At first, the utility worker couldn’t believe what he was seeing. What appeared to be a bundle of women’s clothing was bleeding on the ground on this easement near Westlake Park in Daly City. He looked closer and saw a body within the clothes and quickly alerted the authorities.
It was the morning of March 1, 2005.
Police were able to quickly determine that the person was dead and were able to identify the body as belonging to Eddie Chung Chou Lee, a transgender individual also known as Michelle Lee. Lee openly identified as both male and female. The East Bay Times stated that Lee worked as a sex worker, leading police to suspect that Lee’s death was related to this line of work. Lee had suffered multiple stab wounds and died near their home on Cliffside Drive. Money was found on the body, ruling out the possibility that the murder was a robbery gone wrong.

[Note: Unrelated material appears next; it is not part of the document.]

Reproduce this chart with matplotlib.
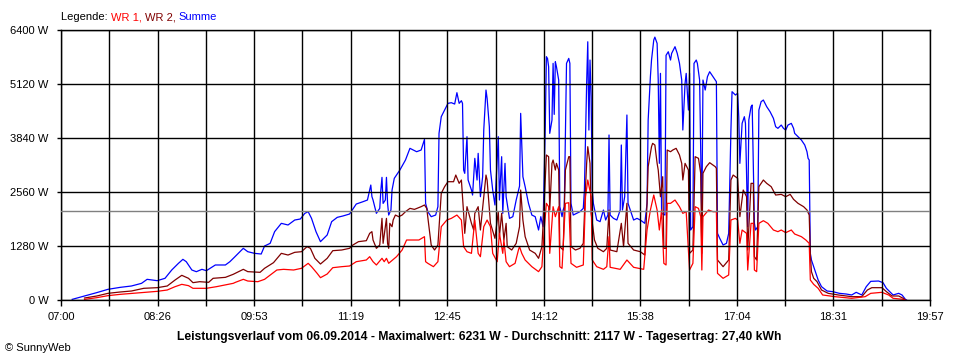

Lee’s death highlights a modern concern: violence and murder against transgender individuals. An article by Wyatt Buchanan in the Sept. 15, 2005, issue of SFGate stated: “(these) incidents are not easy to investigate because society tends to marginalize (these) victims.” An Assistant District Attorney was quoted that “any time there is a homicide case where the victim is more vulnerable…it becomes a bigger challenge for the prosecution.” The investigation into Lee’s murder was also hampered by societal stigma. Police found that Lee’s possible customers were afraid to talk due to that stigma and some were married with children who didn’t want any sexual association with a transgender person to come to light.
The police were stumped. A detective told the East Bay Times: “We don’t have enough at this point to focus on just one suspect or motive.” Police searched Lee’s computer and address book and multiple phone records without success. Compounding the lack of evidence was Lee themself. Lee was described as an aloof individual without friends or close acquaintances. All of Lee’s family lived in Hong Kong.
And Lee’s death would be indicative of a disturbing trend. According to a 2017 article by Dr. Rebecca L. Stotzer in the American Journal of Public Health, “a transgender person is murdered at least once every three days.”
Tragically, Lee’s murder would remain an open wound in the community. The case would go cold and would never be solved.